* [REQUIREMENT] Each line from the top of the listing through the one holding "const yTicks = [0, 10, 20, 30, 40, 50, 60];" should be restated word for word, with nothing added and no pictures.

=-=-=-=-=

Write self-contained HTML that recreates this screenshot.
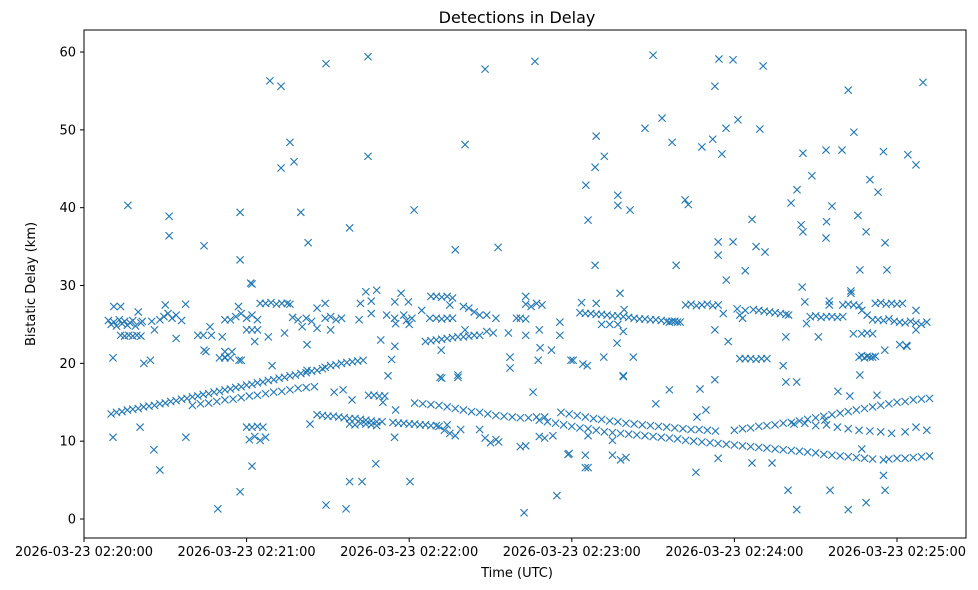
<!DOCTYPE html>
<html><head><meta charset="utf-8"><style>
html,body{margin:0;padding:0;background:#fff;}
svg{display:block;font-family:"DejaVu Sans","Liberation Sans",sans-serif;}
</style></head><body>
<svg id="chart" width="978" height="590" viewBox="0 0 978 590">
<rect x="0" y="0" width="978" height="590" fill="#fff"/>
<text x="517" y="23" text-anchor="middle" font-size="16">Detections in Delay</text>
<g id="marks"></g>
<rect x="84" y="30" width="882" height="508" fill="none" stroke="#000" stroke-width="1"/>
<g id="xaxis"></g>
<g id="yaxis"></g>
<text x="517" y="577" text-anchor="middle" font-size="13">Time (UTC)</text>
<text transform="translate(35,284) rotate(-90)" text-anchor="middle" font-size="13">Bistatic Delay (km)</text>
</svg>
<script>
// seconds after 02:20:00 and delay in km
const xTickSeconds = [0, 60, 120, 180, 240, 300];
const xTickLabels = ["2026-03-23 02:20:00","2026-03-23 02:21:00","2026-03-23 02:22:00","2026-03-23 02:23:00","2026-03-23 02:24:00","2026-03-23 02:25:00"];
const yTicks = [0, 10, 20, 30, 40, 50, 60];

const risingA_t = [10,12,14,16,18,20,22,24,26,28,30,32,34,36,38,40,42,44,46,48,50,52,54,56,58,60,62,64,66,68,70,72,74,76,78,80,82,84,86,88,89,91,93,95,97,99,101,103];
const risingA_km = [13.5,13.7,13.8,14.0,14.1,14.2,14.4,14.5,14.6,14.8,14.9,15.1,15.2,15.4,15.5,15.7,15.8,16.0,16.1,16.3,16.4,16.6,16.7,16.9,17.0,17.2,17.3,17.5,17.6,17.8,17.9,18.1,18.2,18.4,18.5,18.7,18.8,19.0,19.1,19.3,19.5,19.7,19.8,20.0,20.1,20.2,20.3,20.4];
const risingB_t = [40,43,46,49,52,55,58,61,64,67,70,73,76,79,82,85];
const risingB_km = [14.6,14.8,14.9,15.1,15.3,15.4,15.6,15.8,15.9,16.1,16.3,16.4,16.6,16.8,16.9,17.0];
const segD_t = [86,88,90,92,94,96,98,100,102,104,106,108,110,98,100,102,104,106,108,105,107,109,111];
const segD_km = [13.4,13.3,13.2,13.2,13.1,13.0,12.9,12.9,12.8,12.7,12.6,12.5,12.5,12.2,12.1,12.3,12.2,12.1,12.0,15.9,15.9,15.8,15.8];
const lineC_t = [122,125,128,131,134,137,140,143,146,149,152,155,158,161,164,167,170];
const lineC_km = [14.9,14.8,14.7,14.6,14.4,14.2,14.0,13.8,13.7,13.5,13.3,13.2,13.1,13.0,13.0,13.1,13.1];
const lineE_t = [114,116,118,120,122,124,126,128,130];
const lineE_km = [12.4,12.3,12.3,12.2,12.2,12.1,12.1,12.0,12.0];
const lineF_t = [176,179,182,185,188,191,194,197,200,203,206,209,212,215,218,221,224,227,230,233,262,266,270,274,278,282,286,290,294,298,303,307,311];
const lineF_km = [13.7,13.5,13.3,13.1,12.9,12.8,12.6,12.5,12.3,12.2,12.1,12.0,11.9,11.8,11.7,11.6,11.5,11.5,11.4,11.3,12.2,12.3,12.0,12.1,11.8,11.6,11.4,11.3,11.2,11.0,11.2,11.8,11.4];
const lineH_t = [168,171,174,177,180,183,186,189,192,195,198,201,204,207,210,213,216,219,222,225,228,231,234,237,240,243,246,249,252,255,258,261,264,267,270,273,276,279,282,285,288,291,297,300,303,306,309,312];
const lineH_km = [12.7,12.5,12.3,12.1,11.9,11.7,11.6,11.4,11.2,11.1,11.0,10.9,10.8,10.7,10.6,10.5,10.4,10.3,10.1,10.0,9.9,9.8,9.7,9.6,9.5,9.4,9.3,9.2,9.1,9.0,8.9,8.8,8.7,8.6,8.5,8.3,8.2,8.1,8.0,7.9,7.8,7.7,7.7,7.8,7.8,7.9,8.0,8.1];
const risingJ_t = [240,243,246,249,252,255,258,261,264,267,270,273,276,279,282,285,288,291,294,297,300,303,306,309,312];
const risingJ_km = [11.4,11.6,11.7,11.9,12.0,12.1,12.3,12.4,12.6,12.8,13.0,13.2,13.4,13.6,13.8,14.0,14.2,14.4,14.6,14.8,15.0,15.1,15.3,15.4,15.5];
const topBand_t = [11,13.5,9,10,11,12,13,14,15,16,17,18,19,21,13.5,15,16.5,18,19.5,21,20,21.5,25,26,28,29.5,31,32.5,34,36,30,37.5,34,42,44,47,51,45,52,50,52,54,58,52,54,56,58,60,62,64,57,61.5,60,62,64,63,68,65,67,69,71,73,75,76,74,77,79,80.5,82,84,86,86,89,89,91,93,95,91,102,104,108,106,106,101.5,109.5,111.7,114.7,117,119.7,115,118,119,120,121,114.7,113.5,124.6,127.6,130,132,134,136,128,130,132,134,136,135,140,142,144,146,148.6,152,126,128,130,132,134,136,138,140,142,144,146,140.6,148.6,151,156.6,159.6,161,163,163,163,165,167,169,168,163,175.6,175.6,172.5,167.6,157.2,132,138,183.6,189,183,185,187,189,191,193,195,197,199,201,203,205,207,209,211,213,215,217,219,197.8,191,194,197,199,180.5,185.7,191.8,202.7,199,216,218,220,222,224,226,228,230,232,234,237,235.9,241,242,243,244,247,249,251,253,255,257,259,260,232.8,237.7,242,244,246,248,250,252,258,263,259,265,266,266.6,268,270,272,274,276,278,280,271,275,275,283,283,280,282,284,286,283.9,287,289,291,286,287,288,289,290,291,292,295.5,287,289,291,293,295,297,299,301,303,305,307,309,311,292,294,296,298,300,302,303.5,307,307];
const topBand_km = [27.3,27.3,25.5,25.0,25.3,24.8,25.6,25.1,25.4,24.9,25.2,25.5,24.8,25.2,23.6,23.5,23.6,23.5,23.6,23.5,26.6,25.4,25.4,24.3,25.6,26.0,26.4,25.8,26.2,25.5,27.5,27.6,23.2,23.6,23.6,23.6,23.4,21.5,21.5,20.7,20.7,20.7,20.4,25.6,25.6,26.0,26.4,25.8,26.2,25.6,27.3,30.3,24.3,24.3,24.3,22.8,23.4,27.7,27.7,27.8,27.6,27.7,27.7,27.6,23.9,25.9,25.6,24.7,25.8,25.4,24.5,27.1,27.7,25.8,26.0,25.6,25.8,24.3,27.7,29.2,29.4,28.0,26.4,25.6,23.0,26.2,27.9,29.0,27.9,25.1,26.2,25.5,25.0,25.8,22.2,20.5,26.8,25.8,25.8,25.7,25.8,25.8,28.6,28.6,28.5,28.6,28.4,27.5,27.3,27.1,26.6,26.2,26.2,25.8,22.8,22.9,23.0,23.1,23.2,23.3,23.4,23.4,23.5,23.6,23.6,24.3,24.1,23.9,23.9,25.8,25.8,25.7,28.6,27.6,27.3,27.7,27.5,24.3,23.6,25.3,23.6,21.7,20.4,19.4,18.1,18.2,27.8,27.7,26.5,26.4,26.4,26.3,26.3,26.2,26.1,26.1,26.0,25.9,25.8,25.7,25.7,25.6,25.6,25.5,25.4,25.4,25.3,29.0,25.0,25.0,25.0,24.1,20.4,19.7,20.8,20.8,18.3,25.3,25.4,25.3,27.5,27.6,27.4,27.5,27.6,27.4,27.5,30.7,26.4,27.0,26.2,25.8,26.8,26.9,26.8,26.7,26.6,26.5,26.4,26.3,26.2,24.3,22.8,20.6,20.6,20.6,20.5,20.6,20.6,19.7,17.6,23.4,29.8,27.9,25.1,26.0,26.1,25.9,26.0,26.0,25.9,26.0,23.4,28.0,27.5,29.0,29.3,27.5,27.6,27.5,27.4,23.8,23.8,23.9,23.8,20.8,21.0,20.7,20.9,20.8,20.8,20.9,21.7,26.8,26.2,25.6,25.6,25.5,25.7,25.4,25.3,25.2,25.4,25.2,25.0,25.3,27.7,27.8,27.6,27.7,27.6,27.7,22.3,26.8,24.3];
const outlier_t = [16.2,31.4,31.4,44.3,57.6,57.6,62,68.6,72.7,76,77.5,72.7,80,82.7,89.3,104.8,104.8,98,121.8,140.6,137,148,152.8,166.4,49.4,57.6,62,28,25.8,89.3,96.7,98,102.6,107.7,120.3,162.4,174.5,178.6,186,186,185.2,186,188.6,189,192,188.6,197,197,201.5,207,210,213.3,218.5,221.8,223,217,228,232.8,234.3,235.4,232,234,234,239.5,241.3,236.9,239.5,244,246.5,249.4,248,250.6,251.3,260.9,263.1,264.6,265.3,265.3,268.6,273.8,276,273.8,274,279.7,282,284.1,285.6,286.3,288.6,290,293,295,295.6,296.3,304,307,309.6,303.7,263,282,288.6,295.6,275.3,259.8,253.9,246.5,225.8,234,287,295,295];
const outlier_km = [40.3,38.9,36.4,35.1,39.4,33.3,30.2,56.3,55.6,48.4,45.9,45.1,39.4,35.5,58.5,59.4,46.6,37.4,39.7,48.1,34.6,57.8,34.9,58.8,1.3,3.5,6.8,6.3,8.9,1.8,1.3,4.8,4.8,7.1,4.8,0.8,3.0,8.3,10.7,6.6,42.9,38.4,32.6,49.2,46.6,45.2,41.6,40.3,39.7,50.2,59.6,51.5,32.6,41.0,40.4,48.4,47.8,55.6,59.1,46.9,48.8,35.6,33.9,59.0,51.3,50.2,35.6,31.9,38.5,50.1,35.0,58.2,34.3,40.6,42.3,37.8,36.9,47.0,44.1,47.4,40.2,36.1,38.2,47.4,55.1,49.7,39.0,32.0,36.9,43.6,42.0,47.2,35.5,32.0,46.8,45.5,56.1,22.2,1.2,1.2,2.1,3.7,3.7,3.7,7.2,7.2,6.0,7.8,9.0,5.6,7.6];
const scatter_t = [10.7,10.7,20.7,22.1,24.5,37.6,44.3,46.5,52,54.6,57.2,69.4,82.3,82.3,83.4,92.3,95.6,98.9,110.3,115,114.6,112.2,114.6,131.4,138,131.8,134,157.2,168.3,179.7,184.1,196.7,199,199.3,227.3,226.2,229.5,232.8,259,278.2,282.6,292.6,286.3,301,273.4,165.7,60,62,64,66,61,63,65,67,131,133,135,137,139,146,148,150,152,153,161,163,168,170,173,179,185,185,195,198,200,195,211,216];
const scatter_km = [10.5,20.7,11.8,20.0,20.4,10.5,21.7,24.7,20.8,21.5,20.4,19.7,22.4,19.1,12.2,16.3,16.6,15.3,15.0,14.0,10.5,18.4,25.8,18.2,18.5,21.7,12.1,20.8,22.0,20.4,19.9,22.6,18.4,26.9,16.7,13.1,14.0,17.9,17.6,16.4,15.8,15.9,18.5,22.4,12.7,16.3,11.8,11.8,11.9,11.8,10.2,10.6,10.1,10.5,11.9,11.4,11.0,10.7,11.5,11.5,10.4,9.8,10.2,9.9,9.3,9.4,10.6,10.4,10.7,8.4,8.2,6.6,8.2,7.6,7.9,10.1,14.8,16.6];

const NS = "http://www.w3.org/2000/svg";
function xScale(t){ return 84 + t * 162.6 / 60; }
function yScale(km){ return 519 - km * 7.783; }

const marks = document.getElementById('marks');
function drawSeries(ts, kms, name){
  const g = document.createElementNS(NS,'g');
  
  
  for(let i=0;i<ts.length;i++){
    const cx = xScale(ts[i]), cy = yScale(kms[i]), r = 3.6;
    const p = document.createElementNS(NS,'path');
    p.setAttribute('d', `M${cx-r},${cy-r}L${cx+r},${cy+r}M${cx-r},${cy+r}L${cx+r},${cy-r}`);
    p.setAttribute('stroke', '#1f77b4');
    p.setAttribute('stroke-width', '1.1');
    p.setAttribute('fill', 'none');
    
    
    g.appendChild(p);
  }
  marks.appendChild(g);
}
drawSeries(topBand_t, topBand_km, 'upper-band-detections');
drawSeries(outlier_t, outlier_km, 'outlier-detections');
drawSeries(scatter_t, scatter_km, 'scatter-detections');
drawSeries(risingA_t, risingA_km, 'rising-track-a');
drawSeries(risingB_t, risingB_km, 'rising-track-b');
drawSeries(segD_t, segD_km, 'short-track-d');
drawSeries(lineC_t, lineC_km, 'falling-track-c');
drawSeries(lineE_t, lineE_km, 'falling-track-e');
drawSeries(lineF_t, lineF_km, 'falling-track-f');
drawSeries(lineH_t, lineH_km, 'falling-track-h');
drawSeries(risingJ_t, risingJ_km, 'rising-track-j');

const xaxis = document.getElementById('xaxis');
for(let i=0;i<xTickSeconds.length;i++){
  const x = xScale(xTickSeconds[i]);
  const l = document.createElementNS(NS,'line');
  l.setAttribute('x1',x); l.setAttribute('x2',x); l.setAttribute('y1',538); l.setAttribute('y2',542);
  l.setAttribute('stroke','#000');
  
  
  xaxis.appendChild(l);
  const t = document.createElementNS(NS,'text');
  t.setAttribute('x',x); t.setAttribute('y',556); t.setAttribute('text-anchor','middle'); t.setAttribute('font-size','13');
  t.textContent = xTickLabels[i];
  
  
  xaxis.appendChild(t);
}
const yaxis = document.getElementById('yaxis');
for(let i=0;i<yTicks.length;i++){
  const y = yScale(yTicks[i]);
  const l = document.createElementNS(NS,'line');
  l.setAttribute('x1',80); l.setAttribute('x2',84); l.setAttribute('y1',y); l.setAttribute('y2',y);
  l.setAttribute('stroke','#000');
  
  
  yaxis.appendChild(l);
  const t = document.createElementNS(NS,'text');
  t.setAttribute('x',76); t.setAttribute('y',y+4.5); t.setAttribute('text-anchor','end'); t.setAttribute('font-size','13');
  t.textContent = yTicks[i];
  
  
  yaxis.appendChild(t);
}
</script>
</body></html>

=-=-=-=-=

* [WRITTEN RESPONSE]
Write self-contained HTML that recreates this screenshot.
<!DOCTYPE html>
<html><head><meta charset="utf-8"><style>
html,body{margin:0;padding:0;background:#fff;}
svg{display:block;font-family:"DejaVu Sans","Liberation Sans",sans-serif;}
</style></head><body>
<svg id="chart" width="978" height="590" viewBox="0 0 978 590">
<rect x="0" y="0" width="978" height="590" fill="#fff"/>
<text x="517" y="23" text-anchor="middle" font-size="16">Detections in Delay</text>
<g id="marks"></g>
<rect x="84" y="30" width="882" height="508" fill="none" stroke="#000" stroke-width="1"/>
<g id="xaxis"></g>
<g id="yaxis"></g>
<text x="517" y="577" text-anchor="middle" font-size="13">Time (UTC)</text>
<text transform="translate(35,284) rotate(-90)" text-anchor="middle" font-size="13">Bistatic Delay (km)</text>
</svg>
<script>
// seconds after 02:20:00 and delay in km
const xTickSeconds = [0, 60, 120, 180, 240, 300];
const xTickLabels = ["2026-03-23 02:20:00","2026-03-23 02:21:00","2026-03-23 02:22:00","2026-03-23 02:23:00","2026-03-23 02:24:00","2026-03-23 02:25:00"];
const yTicks = [0, 10, 20, 30, 40, 50, 60];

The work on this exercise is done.